C. R. North ressaltou que as ênfases extraordinárias na teologia de Isaías já estão explícitas ou implícitas no relato do seu chamado (IBD II, p. 733, “Isaías”). Para ele, essas ênfases são: a soberania de Javé, a santidade de Javé, o pecado humano, a fé em Javé, o remanescente e o Messias, v. 1-8. Aqui temos a descrição da visão de Isaías. Pelo que sabemos, a experiência toda pode ter sido visionária, e o templo (v. 1) pode significar a moradia celestial de Deus; mas é tentador crer que Isaías estava fisicamente presente no templo de Jerusalém nesse momento, e viu uma realidade espiritual negada ao restante dos adoradores (v. 10), a maioria dos quais estava satisfeita com os aspectos exteriores da adoração (cf. 1.10-17).
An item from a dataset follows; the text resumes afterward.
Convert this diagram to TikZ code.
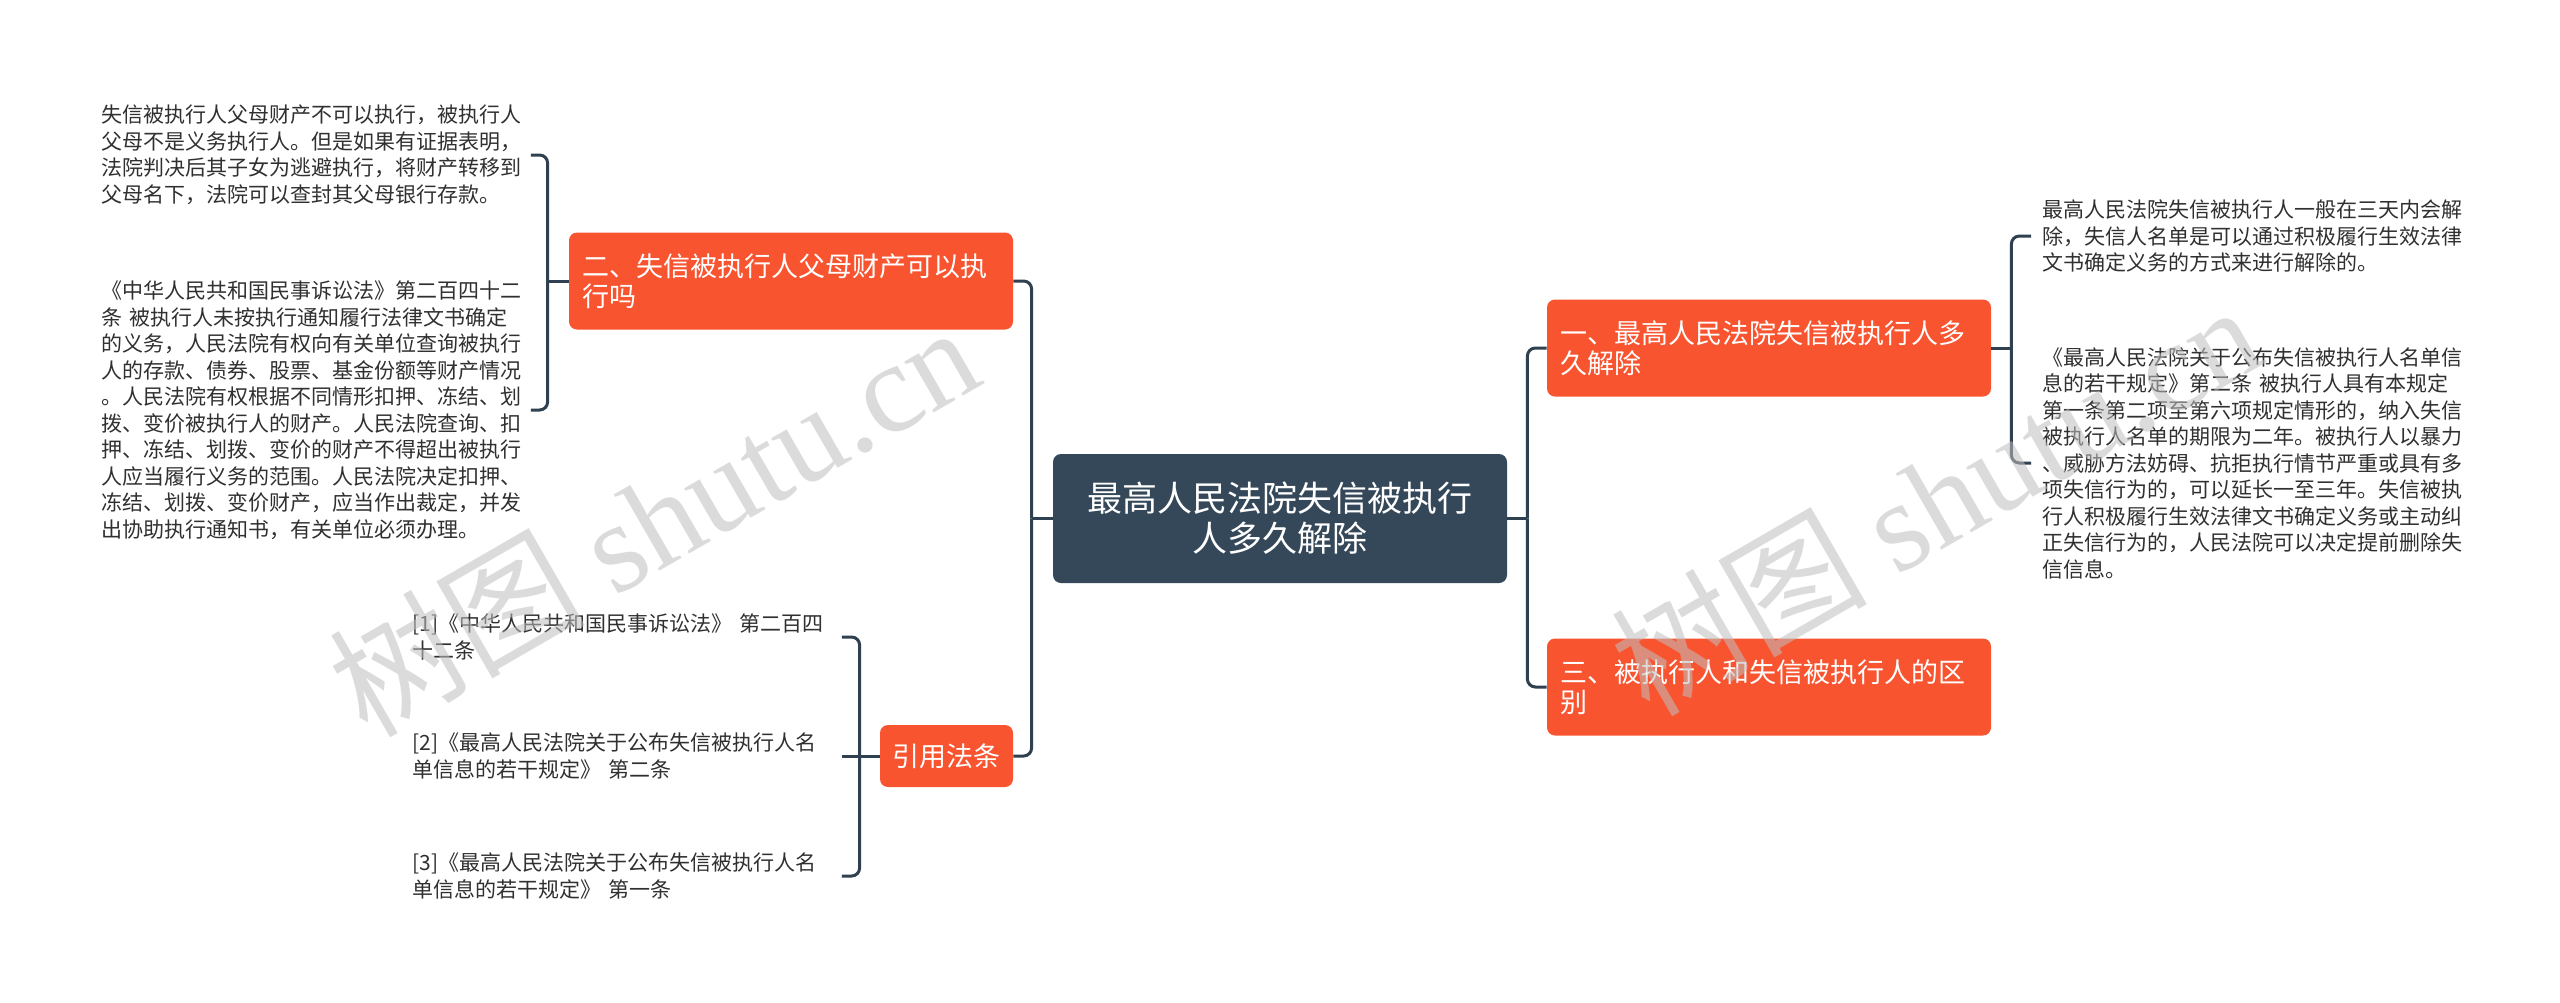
\documentclass[tikz,border=0pt]{standalone}
\usepackage{fontspec}
\setmainfont{Noto Sans CJK SC}
\newfontfamily\wmserif{Liberation Serif}
\usepackage{xcolor}
\usepackage{tikz}

\definecolor{rootblue}{HTML}{354859}
\definecolor{topicred}{HTML}{F95430}
\definecolor{linkblue}{HTML}{2F4051}
\definecolor{leafgray}{HTML}{303030}

\begin{document}
\begin{tikzpicture}[
  x=0.5pt, y=-0.5pt,
  every node/.style={inner sep=0pt},
  root/.style={fill=rootblue, rounded corners=4pt, text=white, minimum width=227pt, minimum height=64.5pt, align=center, font=\fontsize{17.5}{20}\selectfont},
  topic/.style={fill=topicred, rounded corners=4pt, text=white, text width=209pt, inner xsep=6.5pt, minimum height=48.5pt, align=left, font=\fontsize{13.5}{15}\selectfont},
  lawtag/.style={fill=topicred, rounded corners=4pt, text=white, minimum width=66.5pt, minimum height=31pt, align=center, font=\fontsize{13.5}{15}\selectfont},
  leaf/.style={text=leafgray, text width=209pt, inner xsep=5.5pt, align=left, font=\fontsize{10.5}{13.25}\selectfont},
  link/.style={draw=linkblue, line width=1.5pt, rounded corners=4pt},
  wmark/.style={text=gray!50, opacity=0.55, font=\fontsize{64}{64}\selectfont}
]

\fill[white] (0,0) rectangle (2560,1002);
\useasboundingbox (0,0) rectangle (2560,1002);

\node[root] (root) at (1280,518.5) {最高人民法院失信被执行\\人多久解除};

\node[topic] (fumu) at (791,281) {二、失信被执行人父母财产可以执\\行吗};
\node[lawtag] (fatiao) at (946.5,756) {引用法条};
\node[topic] (jiechu) at (1769,348) {一、最高人民法院失信被执行人多\\久解除};
\node[topic] (qubie) at (1769,687) {三、被执行人和失信被执行人的区\\别};

\node[leaf, anchor=west] (fumu1) at (90,155) {失信被执行人父母财产不可以执行，被执行人\\父母不是义务执行人。但是如果有证据表明，\\法院判决后其子女为逃避执行，将财产转移到\\父母名下，法院可以查封其父母银行存款。};
\node[leaf, anchor=west] (fumu2) at (90,410) {《中华人民共和国民事诉讼法》第二百四十二\\条 被执行人未按执行通知履行法律文书确定\\的义务，人民法院有权向有关单位查询被执行\\人的存款、债券、股票、基金份额等财产情况\\。人民法院有权根据不同情形扣押、冻结、划\\拨、变价被执行人的财产。人民法院查询、扣\\押、冻结、划拨、变价的财产不得超出被执行\\人应当履行义务的范围。人民法院决定扣押、\\冻结、划拨、变价财产，应当作出裁定，并发\\出协助执行通知书，有关单位必须办理。};

\node[leaf, anchor=west] (fatiao1) at (401,637) {[1]《中华人民共和国民事诉讼法》 第二百四\\十二条};
\node[leaf, anchor=west] (fatiao2) at (401,756) {[2]《最高人民法院关于公布失信被执行人名\\单信息的若干规定》 第二条};
\node[leaf, anchor=west] (fatiao3) at (401,876) {[3]《最高人民法院关于公布失信被执行人名\\单信息的若干规定》 第一条};

\node[leaf, anchor=west] (jiechu1) at (2031,236) {最高人民法院失信被执行人一般在三天内会解\\除，失信人名单是可以通过积极履行生效法律\\文书确定义务的方式来进行解除的。};
\node[leaf, anchor=west] (jiechu2) at (2031,463) {《最高人民法院关于公布失信被执行人名单信\\息的若干规定》第二条 被执行人具有本规定\\第一条第二项至第六项规定情形的，纳入失信\\被执行人名单的期限为二年。被执行人以暴力\\、威胁方法妨碍、抗拒执行情节严重或具有多\\项失信行为的，可以延长一至三年。失信被执\\行人积极履行生效法律文书确定义务或主动纠\\正失信行为的，人民法院可以决定提前删除失\\信信息。};

\draw[link] (root.west) -- ++(-21,0) coordinate (rootl);
\draw[link] (rootl) |- (fumu.east);
\draw[link] (rootl) |- (fatiao.east);
\draw[link] (root.east) -- ++(20,0) coordinate (rootr);
\draw[link] (rootr) |- (jiechu.west);
\draw[link] (rootr) |- (qubie.west);

\draw[link] (fumu.west) -- ++(-21,0) coordinate (fumuj);
\draw[link] (fumuj) |- (fumu1.east);
\draw[link] (fumuj) |- (fumu2.east);

\draw[link] (fatiao.west) -- ++(-20,0) coordinate (fatiaoj);
\draw[link] (fatiaoj) |- (fatiao1.east);
\draw[link] (fatiaoj) -- (fatiao2.east);
\draw[link] (fatiaoj) |- (fatiao3.east);

\draw[link] (jiechu.east) -- ++(20,0) coordinate (jiechuj);
\draw[link] (jiechuj) |- (jiechu1.west);
\draw[link] (jiechuj) |- (jiechu2.west);

\node[wmark, rotate=30] (wmleft) at (653,519) {树图 {\wmserif shutu.cn}};
\node[wmark, rotate=30] (wmright) at (1935,498) {树图 {\wmserif shutu.cn}};

\end{tikzpicture}
\end{document}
A fumaça (v. 4) pode estar relacionada ao fogo do altar; será que o altar em Sl tendia a esconder Deus dos olhos dos adoradores?

Deus é visto como o eterno Rei, entronizado no meio dos seus cortesãos (talvez isso em Sl já fosse uma representação tradicional; cf. lRs 22.19), em contraste com o rei de Judá, Uzias, cujo longo e próspero reinado estava chegando ao final. Os cortesãos e líderes de Judá já foram retratados como ímpios e condenados (3.14,15; 4.14); os cortesãos de Javé, ao contrário, estão preocupados somente com a sua santidade e glória. São chamados serafins, um termo singular a esse texto no AT ; em outros textos, a palavra hebraica denota serpentes, como em Nm 21.6, e é possível que se imaginem as criaturas como serpentes aladas.

O brado tríplice dos serafins “Santo, santo, santo” (como Galvino reconheceu, não há razão para encontrar nisso uma alusão à Trindade) dá destaque ao fato por meio da repetição, e a reação muito natural e apropriada do profeta foi perceber e confessar a sua impureza e a de seu povo. A referência a lábios impuros certamente não é para sugerir que os seus atos eram mais santos do que suas palavras; os lábios são destacados e mencionados porque a palavra falada era a ocupação do profeta — assim Isaías reconheceu a sua indignidade de ser profeta; é interessante notar as semelhanças e os contrastes entre o chamado de Isaías e o de Jeremias (cf. Jr 1.4-10). Ao contrário de Jeremias, Isaías mostrou disposição imediata para agir como profeta depois que os seus lábios foram simbolicamente purificados.

v. 9-13. Os ensinamentos que o profeta deveria transmitir ao povo de Judá não são indicados aqui (afinal, eles estão em todo o restante do livro); mas é o efeito desses ensinos que é colocado diante do leitor. Ao observarmos isso pelos olhos da história, sabemos que muito poucos em Judá deram atenção às palavras de Isaías, e que uma longa época de desastres políticos para Judá começou durante o transcorrer do seu ministério. Mas Isaías não precisou observar isso pela lente da história; já no seu chamado ficou claro para ele que o seu ministério seria notadamente impopular na sua geração, mas que o próprio fracasso estava ordenado por Deus: aliás, aos olhos de Deus não seria fracasso. Paradoxalmente, o fracasso em convencer o seu público seria a prova de que ele era um verdadeiro profeta!

Não podemos tentar suavizar a dificuldade teológica ao falarmos de vontade “permissiva” de Deus; a desobediência e o castigo subsequente do seu povo não foi algo periférico mas central no plano divino. Por outro lado, não devemos supor que Deus tenha forçado israelitas obedientes em potencial à desobediência. Podemos encontrar um paralelo nos capítulos iniciais de Êxodo, em que se diz algumas vezes que o faraó endureceu o seu próprio coração (e.g., Êx 7.22,23), e que outras vezes o seu coração foi endurecido por Deus (e.g. 9.12). Em Is 6, o ponto teológico é que homens teimosos, em virtude de sua arrogância, foram impotentes para frustrar as intenções do Todo-poderoso. A resposta de Isaías (v. 11) foi equivalente a um apelo a favor do seu povo; mas o apelo foi em vão. O único raio de esperança aparece no final do v. 13, um versículo obscuro e textualmente incerto. O início do versículo não dá esperança alguma; mesmo que um décimo sobreviva à invasão e à deportação dos v. 11,12, não estará seguro, pois um novo desastre vai cair sobre o povo. Por outro lado, até mesmo uma árvore derrubada deixa uma parte do tronco (“toco”, NTLH) para trás, que pode se tornar a semente para um novo crescimento. Na NTLH, a última frase do v. 13 está fora da citação; em outras palavras, é um comentário editorial acerca do símile na comissão. A NEB a omite completamente, visto que não está na LXX. O versículo como um todo pode ser comparado com 10.33—11.1 (q.v.). A santa semente provavelmente é tanto o Messias quanto o remanescente justo do povo de Deus.